┏━━

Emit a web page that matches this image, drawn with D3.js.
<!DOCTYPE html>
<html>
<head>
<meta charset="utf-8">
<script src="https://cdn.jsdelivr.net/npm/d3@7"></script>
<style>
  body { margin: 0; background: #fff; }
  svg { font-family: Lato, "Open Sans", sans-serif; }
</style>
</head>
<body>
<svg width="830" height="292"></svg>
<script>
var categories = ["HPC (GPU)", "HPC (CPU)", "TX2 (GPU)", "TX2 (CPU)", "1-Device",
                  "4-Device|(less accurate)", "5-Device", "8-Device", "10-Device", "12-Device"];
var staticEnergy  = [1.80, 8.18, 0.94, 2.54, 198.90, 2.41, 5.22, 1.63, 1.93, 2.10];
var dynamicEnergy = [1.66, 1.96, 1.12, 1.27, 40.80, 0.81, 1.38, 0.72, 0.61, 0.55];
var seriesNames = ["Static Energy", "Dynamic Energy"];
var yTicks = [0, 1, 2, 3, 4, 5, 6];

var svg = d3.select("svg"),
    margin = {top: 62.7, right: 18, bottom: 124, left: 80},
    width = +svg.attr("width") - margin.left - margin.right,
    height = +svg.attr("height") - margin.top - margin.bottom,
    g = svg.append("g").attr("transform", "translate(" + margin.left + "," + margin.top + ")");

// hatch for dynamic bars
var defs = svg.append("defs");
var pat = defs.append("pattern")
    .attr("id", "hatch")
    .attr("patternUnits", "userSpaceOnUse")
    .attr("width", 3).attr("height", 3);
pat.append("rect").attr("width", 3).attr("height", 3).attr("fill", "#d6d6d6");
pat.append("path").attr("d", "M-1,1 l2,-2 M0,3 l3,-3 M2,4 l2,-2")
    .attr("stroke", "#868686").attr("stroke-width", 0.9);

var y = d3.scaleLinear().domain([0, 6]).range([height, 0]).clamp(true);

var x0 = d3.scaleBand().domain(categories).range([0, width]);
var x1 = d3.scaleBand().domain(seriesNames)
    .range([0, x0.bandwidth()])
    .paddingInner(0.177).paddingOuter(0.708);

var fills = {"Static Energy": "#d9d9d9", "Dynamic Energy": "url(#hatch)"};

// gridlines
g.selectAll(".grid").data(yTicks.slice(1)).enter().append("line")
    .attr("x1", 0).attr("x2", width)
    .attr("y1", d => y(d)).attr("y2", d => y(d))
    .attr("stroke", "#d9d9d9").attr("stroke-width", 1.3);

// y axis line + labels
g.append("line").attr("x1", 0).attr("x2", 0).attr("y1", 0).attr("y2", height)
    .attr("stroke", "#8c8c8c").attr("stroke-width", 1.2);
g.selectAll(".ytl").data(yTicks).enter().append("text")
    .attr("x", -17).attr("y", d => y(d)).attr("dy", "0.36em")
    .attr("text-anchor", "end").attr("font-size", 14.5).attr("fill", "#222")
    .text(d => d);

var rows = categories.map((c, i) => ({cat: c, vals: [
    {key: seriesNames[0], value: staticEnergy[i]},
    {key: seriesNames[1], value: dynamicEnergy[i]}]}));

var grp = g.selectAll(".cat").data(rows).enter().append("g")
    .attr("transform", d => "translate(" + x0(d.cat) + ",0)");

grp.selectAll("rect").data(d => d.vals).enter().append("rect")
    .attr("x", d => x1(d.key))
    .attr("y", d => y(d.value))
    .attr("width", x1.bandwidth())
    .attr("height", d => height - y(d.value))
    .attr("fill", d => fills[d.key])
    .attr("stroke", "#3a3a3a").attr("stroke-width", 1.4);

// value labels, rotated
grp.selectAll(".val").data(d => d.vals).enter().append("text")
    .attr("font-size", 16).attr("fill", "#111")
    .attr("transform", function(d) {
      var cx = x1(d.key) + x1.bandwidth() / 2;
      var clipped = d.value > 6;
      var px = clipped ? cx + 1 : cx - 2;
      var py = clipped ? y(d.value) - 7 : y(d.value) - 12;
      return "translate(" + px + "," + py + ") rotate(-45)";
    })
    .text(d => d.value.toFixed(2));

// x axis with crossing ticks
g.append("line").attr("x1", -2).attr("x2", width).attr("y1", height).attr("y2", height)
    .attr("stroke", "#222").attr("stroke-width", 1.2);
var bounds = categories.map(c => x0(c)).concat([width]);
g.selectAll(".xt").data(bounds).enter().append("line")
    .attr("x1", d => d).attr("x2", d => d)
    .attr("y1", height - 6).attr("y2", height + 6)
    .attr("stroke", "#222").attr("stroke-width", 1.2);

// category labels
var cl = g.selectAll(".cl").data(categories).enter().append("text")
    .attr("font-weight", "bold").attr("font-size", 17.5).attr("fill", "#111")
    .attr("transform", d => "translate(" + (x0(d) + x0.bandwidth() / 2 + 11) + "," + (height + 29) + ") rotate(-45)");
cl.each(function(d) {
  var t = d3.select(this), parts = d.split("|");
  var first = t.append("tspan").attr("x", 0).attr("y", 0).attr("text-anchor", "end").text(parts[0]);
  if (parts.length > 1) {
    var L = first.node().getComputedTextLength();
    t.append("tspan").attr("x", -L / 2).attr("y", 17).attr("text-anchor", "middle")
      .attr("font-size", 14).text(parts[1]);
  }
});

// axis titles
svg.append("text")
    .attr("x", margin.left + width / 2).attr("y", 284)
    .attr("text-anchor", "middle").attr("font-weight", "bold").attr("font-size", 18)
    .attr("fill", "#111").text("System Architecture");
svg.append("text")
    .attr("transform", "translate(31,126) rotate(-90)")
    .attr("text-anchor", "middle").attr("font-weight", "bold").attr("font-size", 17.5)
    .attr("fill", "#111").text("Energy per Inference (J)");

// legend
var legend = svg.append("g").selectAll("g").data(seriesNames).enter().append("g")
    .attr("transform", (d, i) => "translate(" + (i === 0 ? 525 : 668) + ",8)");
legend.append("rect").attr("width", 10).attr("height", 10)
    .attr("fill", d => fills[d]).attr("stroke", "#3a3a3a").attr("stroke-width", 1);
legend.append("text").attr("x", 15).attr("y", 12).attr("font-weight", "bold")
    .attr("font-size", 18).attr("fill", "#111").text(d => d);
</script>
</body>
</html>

┗━━
┏━━

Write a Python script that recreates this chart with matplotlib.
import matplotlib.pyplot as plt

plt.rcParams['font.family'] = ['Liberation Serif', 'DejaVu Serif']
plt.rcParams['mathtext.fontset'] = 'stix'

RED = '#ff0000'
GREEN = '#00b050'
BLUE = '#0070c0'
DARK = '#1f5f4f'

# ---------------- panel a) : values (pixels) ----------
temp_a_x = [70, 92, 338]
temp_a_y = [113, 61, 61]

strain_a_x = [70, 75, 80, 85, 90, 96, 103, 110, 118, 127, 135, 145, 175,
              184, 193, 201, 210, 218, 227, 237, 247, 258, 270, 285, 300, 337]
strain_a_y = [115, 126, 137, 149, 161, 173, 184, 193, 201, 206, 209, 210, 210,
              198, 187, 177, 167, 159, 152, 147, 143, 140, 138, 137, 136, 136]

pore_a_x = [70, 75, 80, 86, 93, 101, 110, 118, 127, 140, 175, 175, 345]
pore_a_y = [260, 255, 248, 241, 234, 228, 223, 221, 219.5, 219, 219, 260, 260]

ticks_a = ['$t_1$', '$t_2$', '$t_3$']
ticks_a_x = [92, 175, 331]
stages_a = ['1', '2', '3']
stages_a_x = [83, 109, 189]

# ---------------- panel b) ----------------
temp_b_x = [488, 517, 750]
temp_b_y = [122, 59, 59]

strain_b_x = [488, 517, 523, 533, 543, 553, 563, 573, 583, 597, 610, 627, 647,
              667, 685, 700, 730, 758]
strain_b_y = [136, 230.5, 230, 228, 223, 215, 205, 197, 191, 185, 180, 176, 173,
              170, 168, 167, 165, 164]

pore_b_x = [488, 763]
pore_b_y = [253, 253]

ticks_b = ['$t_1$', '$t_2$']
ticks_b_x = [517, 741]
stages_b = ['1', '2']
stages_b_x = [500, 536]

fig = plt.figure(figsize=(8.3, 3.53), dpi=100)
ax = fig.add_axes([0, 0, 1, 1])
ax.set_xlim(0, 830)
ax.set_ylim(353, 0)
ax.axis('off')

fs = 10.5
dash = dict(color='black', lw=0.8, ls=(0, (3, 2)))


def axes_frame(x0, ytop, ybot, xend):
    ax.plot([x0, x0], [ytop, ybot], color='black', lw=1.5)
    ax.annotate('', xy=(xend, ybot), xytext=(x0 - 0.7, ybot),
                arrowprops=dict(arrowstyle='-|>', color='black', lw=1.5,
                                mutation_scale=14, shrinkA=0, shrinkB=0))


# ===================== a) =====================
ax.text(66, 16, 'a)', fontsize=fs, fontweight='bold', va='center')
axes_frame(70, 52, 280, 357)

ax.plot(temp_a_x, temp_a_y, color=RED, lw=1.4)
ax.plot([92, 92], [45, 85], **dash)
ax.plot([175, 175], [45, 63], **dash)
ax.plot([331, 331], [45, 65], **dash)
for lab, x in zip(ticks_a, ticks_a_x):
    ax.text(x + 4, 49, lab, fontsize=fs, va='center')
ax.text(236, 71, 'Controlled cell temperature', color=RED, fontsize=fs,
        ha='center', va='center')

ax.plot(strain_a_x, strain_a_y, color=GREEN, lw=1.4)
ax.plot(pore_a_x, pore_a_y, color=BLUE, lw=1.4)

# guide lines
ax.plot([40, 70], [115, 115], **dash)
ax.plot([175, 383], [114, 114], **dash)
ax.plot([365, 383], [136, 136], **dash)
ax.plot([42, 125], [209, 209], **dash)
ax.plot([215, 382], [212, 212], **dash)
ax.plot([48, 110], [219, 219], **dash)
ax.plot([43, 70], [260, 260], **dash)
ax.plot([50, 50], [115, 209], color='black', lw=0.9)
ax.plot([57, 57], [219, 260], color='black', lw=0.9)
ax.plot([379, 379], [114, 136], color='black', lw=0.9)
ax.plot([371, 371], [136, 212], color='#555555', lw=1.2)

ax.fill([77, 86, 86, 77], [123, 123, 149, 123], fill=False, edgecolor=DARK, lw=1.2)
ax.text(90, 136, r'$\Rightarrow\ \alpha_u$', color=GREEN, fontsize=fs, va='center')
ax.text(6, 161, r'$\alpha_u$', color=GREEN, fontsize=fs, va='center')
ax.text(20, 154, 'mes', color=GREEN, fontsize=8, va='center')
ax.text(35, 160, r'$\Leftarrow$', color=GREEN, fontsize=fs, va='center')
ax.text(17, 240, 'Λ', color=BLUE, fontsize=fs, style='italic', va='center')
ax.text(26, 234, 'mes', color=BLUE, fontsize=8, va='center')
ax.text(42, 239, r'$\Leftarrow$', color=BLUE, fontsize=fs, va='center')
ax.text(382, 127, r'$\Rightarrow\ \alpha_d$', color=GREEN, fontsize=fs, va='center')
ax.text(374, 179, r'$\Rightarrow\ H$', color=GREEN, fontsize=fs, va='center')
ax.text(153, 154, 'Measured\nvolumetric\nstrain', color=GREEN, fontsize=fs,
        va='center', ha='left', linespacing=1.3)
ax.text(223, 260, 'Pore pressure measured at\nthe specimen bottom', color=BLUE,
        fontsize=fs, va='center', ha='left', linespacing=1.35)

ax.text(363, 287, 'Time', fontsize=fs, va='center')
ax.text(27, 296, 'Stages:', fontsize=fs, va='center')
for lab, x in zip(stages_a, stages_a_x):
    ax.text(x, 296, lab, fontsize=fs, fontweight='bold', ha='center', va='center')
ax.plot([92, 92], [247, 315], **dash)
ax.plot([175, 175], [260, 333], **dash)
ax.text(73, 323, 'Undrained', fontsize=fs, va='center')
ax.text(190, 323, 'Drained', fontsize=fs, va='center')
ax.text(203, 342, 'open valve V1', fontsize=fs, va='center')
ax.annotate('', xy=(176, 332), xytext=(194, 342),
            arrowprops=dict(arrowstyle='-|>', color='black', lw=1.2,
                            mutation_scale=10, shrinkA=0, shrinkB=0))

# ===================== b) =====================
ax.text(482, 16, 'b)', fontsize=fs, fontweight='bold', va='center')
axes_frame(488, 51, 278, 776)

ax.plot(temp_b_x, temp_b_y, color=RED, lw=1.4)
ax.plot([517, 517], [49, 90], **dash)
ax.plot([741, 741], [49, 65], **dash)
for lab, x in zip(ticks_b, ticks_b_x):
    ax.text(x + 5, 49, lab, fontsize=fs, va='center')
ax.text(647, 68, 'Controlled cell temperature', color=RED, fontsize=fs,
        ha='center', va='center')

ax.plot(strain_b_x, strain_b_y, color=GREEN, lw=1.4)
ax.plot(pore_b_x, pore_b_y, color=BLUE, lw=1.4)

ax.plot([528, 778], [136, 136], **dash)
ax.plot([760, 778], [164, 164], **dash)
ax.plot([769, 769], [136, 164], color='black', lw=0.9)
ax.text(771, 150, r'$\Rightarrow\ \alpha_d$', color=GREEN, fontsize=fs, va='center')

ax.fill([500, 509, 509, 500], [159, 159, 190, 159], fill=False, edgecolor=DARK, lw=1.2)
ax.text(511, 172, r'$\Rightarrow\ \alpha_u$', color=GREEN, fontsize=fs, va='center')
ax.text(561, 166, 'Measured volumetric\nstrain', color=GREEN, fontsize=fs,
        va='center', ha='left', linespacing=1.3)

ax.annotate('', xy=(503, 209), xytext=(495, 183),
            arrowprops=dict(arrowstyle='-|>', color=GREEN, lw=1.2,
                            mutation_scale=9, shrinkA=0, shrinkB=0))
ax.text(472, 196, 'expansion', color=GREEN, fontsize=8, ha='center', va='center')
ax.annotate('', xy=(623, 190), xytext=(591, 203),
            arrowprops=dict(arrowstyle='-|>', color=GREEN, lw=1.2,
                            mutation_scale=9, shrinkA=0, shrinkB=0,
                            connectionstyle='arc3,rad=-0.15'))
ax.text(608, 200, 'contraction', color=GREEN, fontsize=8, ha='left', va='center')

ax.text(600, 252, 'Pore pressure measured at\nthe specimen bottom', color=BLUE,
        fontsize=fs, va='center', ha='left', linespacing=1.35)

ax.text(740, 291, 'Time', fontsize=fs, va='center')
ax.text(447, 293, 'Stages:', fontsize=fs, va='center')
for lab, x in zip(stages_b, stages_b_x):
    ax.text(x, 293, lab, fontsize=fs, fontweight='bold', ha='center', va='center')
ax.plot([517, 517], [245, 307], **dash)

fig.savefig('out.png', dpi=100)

┗━━

> [EXERCISE]:
Output nothing except the lines from the line with "Write a Python" through the line with "plt.rcParams['mathtext.fontset'] = 'stix'", copied exactly, end lines included.

> [OUTPUT]:
Write a Python script that recreates this chart with matplotlib.
import matplotlib.pyplot as plt

plt.rcParams['font.family'] = ['Liberation Serif', 'DejaVu Serif']
plt.rcParams['mathtext.fontset'] = 'stix'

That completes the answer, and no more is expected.